Whether an active-duty or retired service member, or a civilian with no tie to the military, when one of our country’s men or women in uniform walk by a missing limb or holding a cane, one cannot help but feel a wave of sadness laced with a strong hint of pride.
Such was a common sight with select patients of the Wounded Warrior Battalion - East aboard Marine Corps Base Camp Lejeune and Brooke Army Medical Center aboard Fort Sam Houston, Texas, as they attended the Armed Forces Bowl 2010 in Dallas, Texas, Dec. 28 to 30.
The AFB 2010 was a two-part event with one day dedicated to the wounded warriors’ introduction to various employment recruiters from major U.S. corporations to turn in their resumes as a head-start to obtaining a job after they leave the service. The next day, they attended a post-college football game and were recognized for their sacrifices in front of thousands of fans.
“The main focus of this trip is for the transition of ill or injured patients into civilian life with a ‘foot in the door’ with big name corporations,” said Capt. Steven Miller, officer in charge of the Warrior Athlete Reconditioning program, WWBN - East. “The other focus is to have this be a natural environment for the wounded warriors where they can lay back and relax instead of feeling like a petting zoo exhibition.”
The trip started with a C-130 flight out of Marine Corps Air Station Cherry Point to Dallas/Fort Worth International Airport in Texas; a day dedicated to checking in and receiving any additional information about the trip. The following day is when the wounded warriors, employment recruiters and other participants attended the recognition and kickoff luncheon at the Omni Fort Worth Hotel, where the service members were staying.
“It’s important for the young guys with not too much time in service to take advantage of opportunities like these,” said Gunnery Sgt. Tim Murray, patient with WWBN - East. “Those wounded warriors who won’t be receiving retirement pay need to take hold of any job options they come across.”
After the warriors’ resumes were completed, the Marines were free to explore historic Fort Worth and all the famous lone star splendor the town had to offer.

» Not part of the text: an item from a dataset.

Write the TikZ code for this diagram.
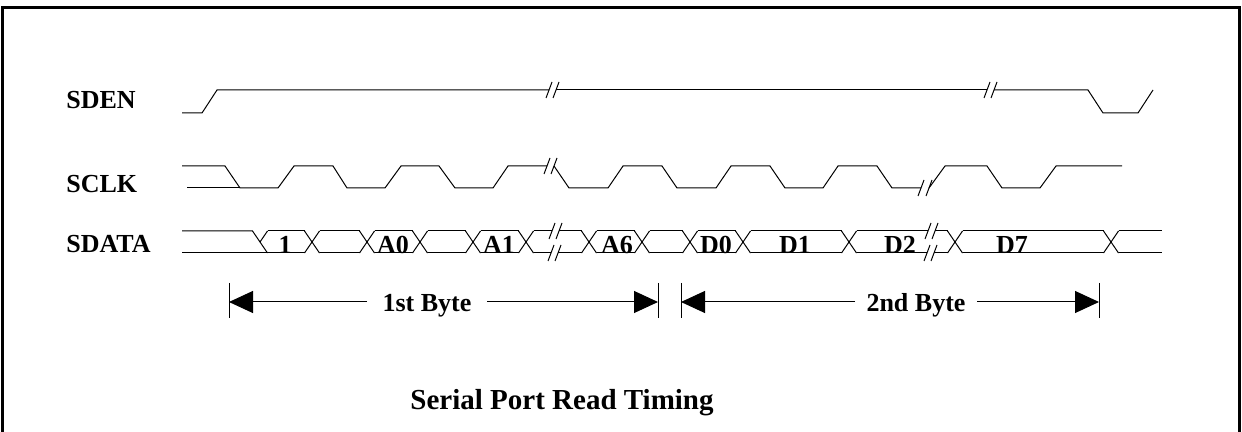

The next day was game day as the wounded warriors headed to Dallas to the Gerald J. Ford Stadium where the United States Military Academy West Point team Army Black Nights faced off against the Southern Methodist University team Southern Methodist Mustangs. The wounded warriors were given skybox seats to overlook the gridiron onslaught in comfort.
During the halftime session, the wounded warriors were lined up in the end zone where their service and sacrifice was recognized by the thousands of fans whom exploded in applause as the wounded protectors of their country stood before them.
“I’ve never experienced anything like this before,” said Lance Cpl. Shawn Lopez, patient with the WWBN - East. “It’s been a pretty rough year for all of us. It’s very humbling, heartwarming things like this that make you realize people really do care about us.”
At the conclusion of the game, the Black Knights bested the Mustangs 16 to 14; a close game. Yet with the love of the sport and the caliber of attendees, the teams weren’t in it to win, but to put on a show for the troops.
Following the game, the wounded warriors got up close and personal with Gary Sinise and the Lt. Dan Band as they preformed a post-game concert for the troops and participants. The wounded warriors got their photos taken with Sinise, enjoyed renditions of such songs as Purple Haze, Sweet Home Alabama, The Devil Went Down to Georgia and an unforgettable duet of A Natural Woman with Miller up on stage as the figure of the two singers’ affections.
As the concert wound down and the wounded warriors reluctantly made their way back to the awaiting C-130, the dual face of the trip was not to soon be forgotten: the Marines were given a head-start in their finding employment after their tour of duty is completed, and they, as well as all of the participants involved, will forever remember that there are those who do deeply care.